09/12/2012

décembre


Retour à Ottawa, silencieuse et décorée de fête d’hiver. Aujourd’hui, j’ai percé le secret du claquement qui vous accompagne quand vous marchez dans les rues de cette ville. Le vent qui agite les drapeaux fait bouger des anneaux métalliques fixés en haut des poteaux alignés sur le trottoir. La ville claque et clignote, pavoisée de petites lumières bleues et blanches. Vers 17 heures, à la tombée du soir, vous avez l’impression qu’il est déjà tard. Beaucoup de circulation comme pour un événement spécial, mais au fond, ce n’est que l’heure de pointe.

S’il est vrai qu’il ne nous arrive que ce qui nous ressemble, je dois me reconnaître dans l’absurdité de certaines situations – de surcroît, dans une absurdité que je crée moi-même, remplie de ridicule. L’aéroport du centre-ville de Toronto, au premier étage. Salle d’attente assez petite, grands écrans de télé, échos retentissants qui se heurtent aux murs vitrés. Une masse de gens sans visages. Différente de la masse que j’avais vue quelques jours auparavant dans la salle d’attente de l’aéroport de Winnipeg. Ici, la masse d’un peuple pressé, penché sur des journaux ou des I-pads ; un aéroport pour des hommes (et femmes) d’affaires. J’ai l’impression de me trouver au milieu de secrets énigmatiques, d’un flot ininterrompu de signes bien maîtrisés dont je ne comprends pas le sens et dont je suis de toute manière exclue ; du moins, c’est le sentiment que j’ai.

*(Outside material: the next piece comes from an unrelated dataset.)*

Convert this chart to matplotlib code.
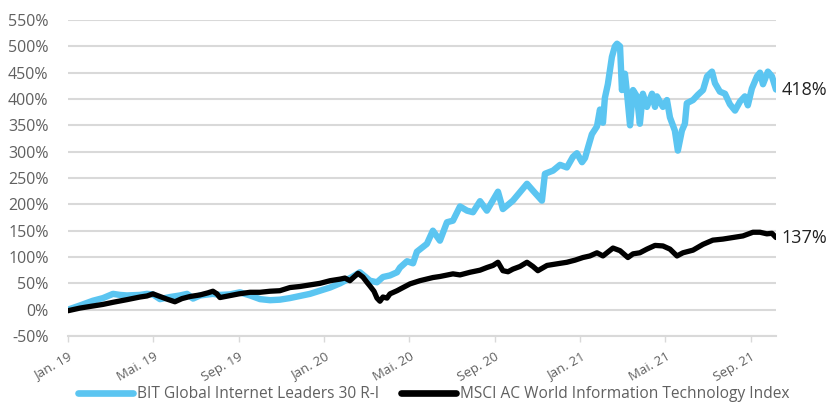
import matplotlib
matplotlib.use("Agg")
import matplotlib.pyplot as plt
from matplotlib.lines import Line2D

plt.rcParams['font.family'] = ['Open Sans', 'DejaVu Sans']

# x: months since Jan. 2019 ; values in %
msci_t = [0.00, 0.56, 1.17, 1.64, 2.11, 2.76, 3.37, 3.70, 3.98, 4.31, 4.64, 5.01, 5.34, 5.72,
          6.19, 6.56, 6.79, 6.98, 7.12, 7.50, 8.01, 8.53, 9.00, 9.47, 9.93, 10.40, 10.87,
          11.34, 11.81, 12.28, 12.75, 12.98, 13.21, 13.59, 13.82, 14.01, 14.15, 14.34, 14.48,
          14.62, 14.76, 14.95, 15.09, 15.42, 15.70, 16.03, 16.49, 17.10, 17.43, 18.04, 18.37,
          18.84, 19.31, 19.63, 19.92, 20.15, 20.38, 20.62, 20.85, 21.18, 21.51, 21.79, 22.02,
          22.45, 22.91, 23.38, 23.76, 24.13, 24.46, 24.79, 25.07, 25.54, 25.87, 26.24, 26.48,
          26.80, 27.13, 27.51, 27.88, 28.21, 28.54, 28.82, 29.29, 29.76, 30.22, 30.69, 31.16,
          31.63, 32.10, 32.43, 32.75, 32.99, 33.18]
msci_v = [-2, 3, 7, 10, 14, 19, 24, 26, 30, 25, 20, 15, 21, 25,
          28, 32, 35, 30, 23, 26, 30, 33, 33, 35, 36, 42, 44,
          47, 50, 55, 58, 60, 55, 69, 62, 52, 45, 35, 22,
          16, 24, 22, 30, 36, 42, 49, 55, 61, 63, 68, 66,
          71, 75, 80, 84, 90, 74, 72, 77, 82, 90, 82, 74,
          84, 87, 90, 94, 99, 102, 108, 102, 117, 112, 99, 106,
          108, 115, 122, 121, 115, 102, 108, 113, 124, 132, 134, 137,
          140, 147, 147, 144, 145, 137]

bit_t = [0.00, 0.56, 1.17, 1.64, 2.11, 2.44, 2.76, 3.37, 3.70, 3.98, 4.31, 4.78, 5.25, 5.58,
         5.86, 6.19, 6.79, 7.12, 7.59, 8.06, 8.29, 8.53, 9.00, 9.47, 9.93, 10.40, 10.87,
         11.34, 11.81, 12.28, 12.75, 12.98, 13.31, 13.68, 13.92, 14.15, 14.48, 14.76, 15.09,
         15.42, 15.56, 15.89, 16.17, 16.35, 16.82, 17.10, 17.43, 17.76, 18.04, 18.37, 18.70,
         18.98, 19.31, 19.63, 20.15, 20.38, 20.85, 21.51, 21.79, 22.21, 22.35, 22.73, 23.06,
         23.38, 23.66, 23.85, 24.09, 24.23, 24.37, 24.55, 24.79, 24.93, 25.07, 25.16, 25.30,
         25.49, 25.63, 25.73, 25.87, 25.96, 26.10, 26.20, 26.34, 26.48, 26.66, 26.80, 26.94,
         27.13, 27.37, 27.51, 27.60, 27.88, 28.07, 28.21, 28.44, 28.58, 28.77, 28.91, 29.00,
         29.29, 29.52, 29.76, 29.95, 30.18, 30.32, 30.55, 30.79, 31.02, 31.26, 31.49, 31.72,
         31.86, 32.05, 32.29, 32.43, 32.57, 32.80, 32.99, 33.18]
bit_v = [0, 8, 17, 22, 30, 28, 27, 28, 30, 29, 20, 24, 27, 30,
         21, 27, 30, 28, 29, 33, 30, 27, 20, 18, 19, 22, 26,
         30, 36, 42, 50, 55, 62, 71, 63, 55, 52, 62, 65,
         71, 80, 92, 88, 110, 125, 150, 131, 166, 169, 196, 188,
         185, 206, 188, 224, 191, 207, 239, 226, 207, 258, 264, 275,
         270, 290, 297, 280, 288, 308, 333, 348, 380, 355, 402, 428,
         480, 500, 505, 500, 417, 448, 410, 350, 417, 405, 353, 410,
         385, 410, 385, 405, 385, 398, 365, 340, 302, 340, 353, 392,
         398, 408, 417, 443, 452, 430, 414, 410, 390, 378, 395, 405,
         388, 420, 443, 450, 428, 452, 443, 418]

tick_pos = [0, 4, 8, 12, 16, 20, 24, 28, 32]
tick_labels = ["Jan. 19", "Mai. 19", "Sep. 19", "Jan. 20", "Mai. 20", "Sep. 20",
               "Jan. 21", "Mai. 21", "Sep. 21"]
y_ticks = list(range(-50, 551, 50))
series_names = ["BIT Global Internet Leaders 30 R-I",
                "MSCI AC World Information Technology Index"]
end_labels = ["418%", "137%"]

BLUE = "#5bc5f1"
BLACK = "#000000"
GRID = "#d9d9d9"
TXT = "#606060"

fig = plt.figure(figsize=(8.28, 4.03), dpi=100)
ax = fig.add_axes([68/828, 1-336/403, (776-68)/828, (336-20)/403])

ax.plot(bit_t, bit_v, color=BLUE, lw=4.6, solid_joinstyle='round', solid_capstyle='round', zorder=3)
ax.plot(msci_t, msci_v, color=BLACK, lw=3.8, solid_joinstyle='round', solid_capstyle='round', zorder=4)

ax.set_xlim(0, 33.18)
ax.set_ylim(-50, 550)
ax.set_yticks(y_ticks)
ax.set_yticklabels([f"{v}%" for v in y_ticks])
ax.set_xticks(tick_pos)
ax.set_xticklabels(tick_labels, rotation=30, ha='right', rotation_mode='anchor')

ax.grid(axis='y', color=GRID, lw=1.5, zorder=0)
for s in ['top', 'right', 'left']:
    ax.spines[s].set_visible(False)
ax.spines['bottom'].set_color(GRID)
ax.spines['bottom'].set_linewidth(1.5)
ax.tick_params(axis='y', length=0, pad=14, labelsize=11.5, labelcolor=TXT)
ax.tick_params(axis='x', length=4, width=1, color=GRID, pad=6, labelsize=9.5, labelcolor=TXT)

ax.text(1.008, (bit_v[-1] + 50) / 600, end_labels[0], transform=ax.transAxes,
        fontsize=13, color="#222222", va='center', ha='left')
ax.text(1.008, (msci_v[-1] + 50) / 600, end_labels[1], transform=ax.transAxes,
        fontsize=13, color="#222222", va='center', ha='left')

handles = [Line2D([0], [0], color=BLUE, lw=4.8, solid_capstyle='round'),
           Line2D([0], [0], color=BLACK, lw=4.8, solid_capstyle='round')]
leg = fig.legend(handles, series_names, loc='center', bbox_to_anchor=(0.524, 0.022),
                 ncol=2, frameon=False, fontsize=11.2, handlelength=3.5, handletextpad=0.3,
                 columnspacing=1.4, labelcolor=TXT, borderpad=0.2)

fig.savefig("out.png", dpi=100)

Vendredi soir à Ottawa au CNA, Le Grand Cahier, pièce basée sur le roman d’Agota Kristof, dans une excellente mise en scène par Catherine Vidal. À la sortie du théâtre, des cars de touristes chinois qui descendent pour regarder les lumières en forme de sapin de Noël du côté du Parlement. Quel contraste entre ce monde de la lenteur aisée, disons du luxe, et l’univers du Grand Cahier qui appelle à l’urgence, où la Seconde Guerre fait rage en Hongrie, en Autiche…

Lisons ce passage sur « L’achat du papier, du cahier et des crayons » :

« Chez Grand Mère, il n’y avait pas de papier, ni de crayon. Nous allons en chercher dans le magasin qui s’appelle ‘Librairie-Papeterie’. Nous choisissons un paquet de papier quadrillé, deux crayons et un grand cahier épais. Nous posons tout cela sur le comptoir face au gros monsieur qui se tient derrière. Nous lui disons :
-       Nous avons besoin de ces objets mais nous n’avons pas d’argent.
Le libraire dit :
-       Comment ? Mais …il faut payer.
Nous répétons :
-       Nous n’avons pas d’argent, mais nous avons absolument besoin de ces objets ».

Entre ces personnages inquiétants et les Chinois, probablement peu inquiets, s’étend la ville ; la nuit où fondent les voix et les pensées.